怀念井水
导读听朋友讲过这样一个故事,说他家乡的村子因修建三峡大坝而成为水淹区,不得不举村迁移,临迁的那日清晨,村子里十数位老者竟相约到村子前的老井边,齐涮涮地跪伏地上。
离开我生活过的乡村已好多年了,但故乡那口老井的水总让我难以忘怀,无论走到哪儿,不管饮用什么地方的水,都觉得没有故乡的井水那么甘甜。
小时候在乡下,有一口10来米深的井就在我家不远处的堰塘旁柳树下,用石块砌的井壁,条石铺就的井围,宁静古朴;一个村子,十来户人家,几十口人,全用这口井的水,一年四季,井水汩汩而出,从未干涸过。那时村里每户人家都有一副木制有水桶,用桐油油得黄亮亮的,结实而又厚重,一米来长的井绳大多用麻绳搓成,有大姆指粗细,汲水的时候既不勒手又好使力。早上是汲水的高峰,家家户户的年轻人都会担着水桶到井里担水,见了面大家点点头,喧寒几句。晌午时分,收工的农人在回家前,总喜欢绕道井边,歇歇脚,用井水洗洗脸,或一口气喝下一瓢刚出井的凉井水,疲惫和劳累仿佛被井水一扫而光。那时,在我们心中,井水已非一般意义上的水源,而成为全村人心中的一种依托。
春、秋两季的井水,略带一丝凉意,夏日的井水沁凉可口,冬日的井水却有一些暖意,每至数九严寒,大雪纷飞,井里边却热气袅袅,从井口往下望去,井水显得清冽灵动,小时不懂事,喜欢刨根问底,老人的回答多少带有一些十足的民间想像色彩,以至于学了高中地理,才知道为什么井水会有冬暖夏凉的感觉。
听朋友讲过这样一个故事,说他家乡的村子因修建三峡大坝而成为水淹区,不得不举村迁移,临迁的那日清晨,村子里十数位老者竟相约到村子前的老井边,齐涮涮地跪伏地上,焚香膜拜,以谢老井哺育之恩,其庄重程度不亚于祭祖。

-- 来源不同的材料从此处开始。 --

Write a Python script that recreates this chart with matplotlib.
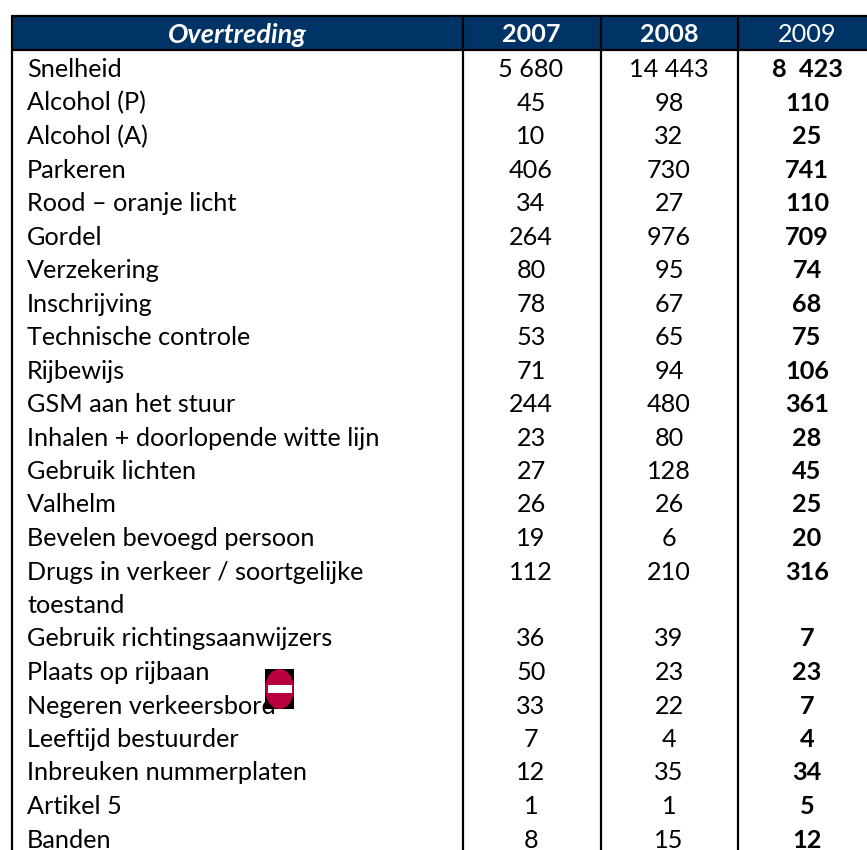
import matplotlib
matplotlib.use('Agg')
import matplotlib.pyplot as plt
from matplotlib.patches import Rectangle, Ellipse

# Table contents
columns = ['Overtreding', '2007', '2008', '2009']
offences = ['Snelheid', 'Alcohol (P)', 'Alcohol (A)', 'Parkeren', 'Rood – oranje licht', 'Gordel',
            'Verzekering', 'Inschrijving', 'Technische controle', 'Rijbewijs', 'GSM aan het stuur',
            'Inhalen + doorlopende witte lijn', 'Gebruik lichten', 'Valhelm', 'Bevelen bevoegd persoon',
            'Drugs in verkeer / soortgelijke\ntoestand', 'Gebruik richtingsaanwijzers', 'Plaats op rijbaan',
            'Negeren verkeersbord', 'Leeftijd bestuurder', 'Inbreuken nummerplaten', 'Artikel 5', 'Banden']
v2007 = ['5 680', '45', '10', '406', '34', '264', '80', '78', '53', '71', '244', '23', '27', '26', '19',
         '112', '36', '50', '33', '7', '12', '1', '8']
v2008 = ['14 443', '98', '32', '730', '27', '976', '95', '67', '65', '94', '480', '80', '128', '26', '6',
         '210', '39', '23', '22', '4', '35', '1', '15']
v2009 = ['8  423', '110', '25', '741', '110', '709', '74', '68', '75', '106', '361', '28', '45', '25', '20',
         '316', '7', '23', '7', '4', '34', '5', '12']

navy = '#003366'
font = ['Lato', 'DejaVu Sans']
size = 18.2

fig = plt.figure(figsize=(8.67, 8.5), dpi=100)
ax = fig.add_axes([0, 0, 1, 1])
ax.set_xlim(0, 867)
ax.set_ylim(850, 0)
ax.axis('off')

# Column edges and centres in pixels
edges = [11.5, 462.5, 600.5, 737.5]
centres = [237, 531, 669, 807]

# Header band
ax.add_patch(Rectangle((edges[0], 15), 867 - edges[0], 35, fc=navy, ec='none'))
ax.plot([edges[0], 867], [15.5, 15.5], color='black', lw=1.6, solid_capstyle='butt')
ax.plot([edges[0], 867], [50, 50], color='black', lw=1.6, solid_capstyle='butt')
for x in edges:
    ax.plot([x, x], [14.8, 850], color='black', lw=1.6, solid_capstyle='butt')

ax.text(centres[0], 34.5, columns[0], color='white', ha='center', va='center', fontsize=19.5,
        fontweight='bold', fontstyle='italic', family=font)
ax.text(centres[1], 34.5, columns[1], color='white', ha='center', va='center', fontsize=size,
        fontweight='bold', family=font)
ax.text(centres[2], 34.5, columns[2], color='white', ha='center', va='center', fontsize=size,
        fontweight='bold', family=font)
ax.text(centres[3], 34.5, columns[3], color='white', ha='center', va='center', fontsize=size, family=font)

# Body rows, the wrapped label takes two lines
line_h = 33.5
line = 0
for name, a, b, c in zip(offences, v2007, v2008, v2009):
    y = 69.5 + line * line_h
    parts = name.split('\n')
    for j, part in enumerate(parts):
        ax.text(27, y + j * line_h, part, ha='left', va='center', fontsize=size, family=font, color='black')
    ax.text(centres[1], y, a, ha='center', va='center', fontsize=size, family=font, color='black')
    ax.text(centres[2], y, b, ha='center', va='center', fontsize=size, family=font, color='black')
    ax.text(centres[3], y, c, ha='center', va='center', fontsize=size, family=font, color='black',
            fontweight='bold')
    line += len(parts)

# No-entry sign over the label
ax.add_patch(Rectangle((265, 669), 29, 40, fc='black', ec='none', zorder=5))
ax.add_patch(Ellipse((279.5, 689), 29, 40, fc='#B8003C', ec='none', zorder=6))
ax.add_patch(Rectangle((267.5, 685), 24, 8, fc='white', ec='none', zorder=7))

fig.savefig('out.png', dpi=100)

从这个故事里,我联想到“饮水思源”这个成语,中华民族是一个知恩图报、重情重义的民族,从这个源远流长的井文化中就能体现出来。
在各种各样的名饮料、矿泉水充斥市场,自来水接进家庭的今天,真的很难再喝到一瓢原汁原味、让人荡气回肠的井水了,尤其是那井壁苔迹斑斑、井底偶闻蛙声古井的水。有时我想,生活在现代文明往往会引起我们对过去某些美好记忆的怀念,比如故乡那血脉一般的井水,在一天天被我们疏远时候,会冷不丁激起你的情愫,让你久久心动不已。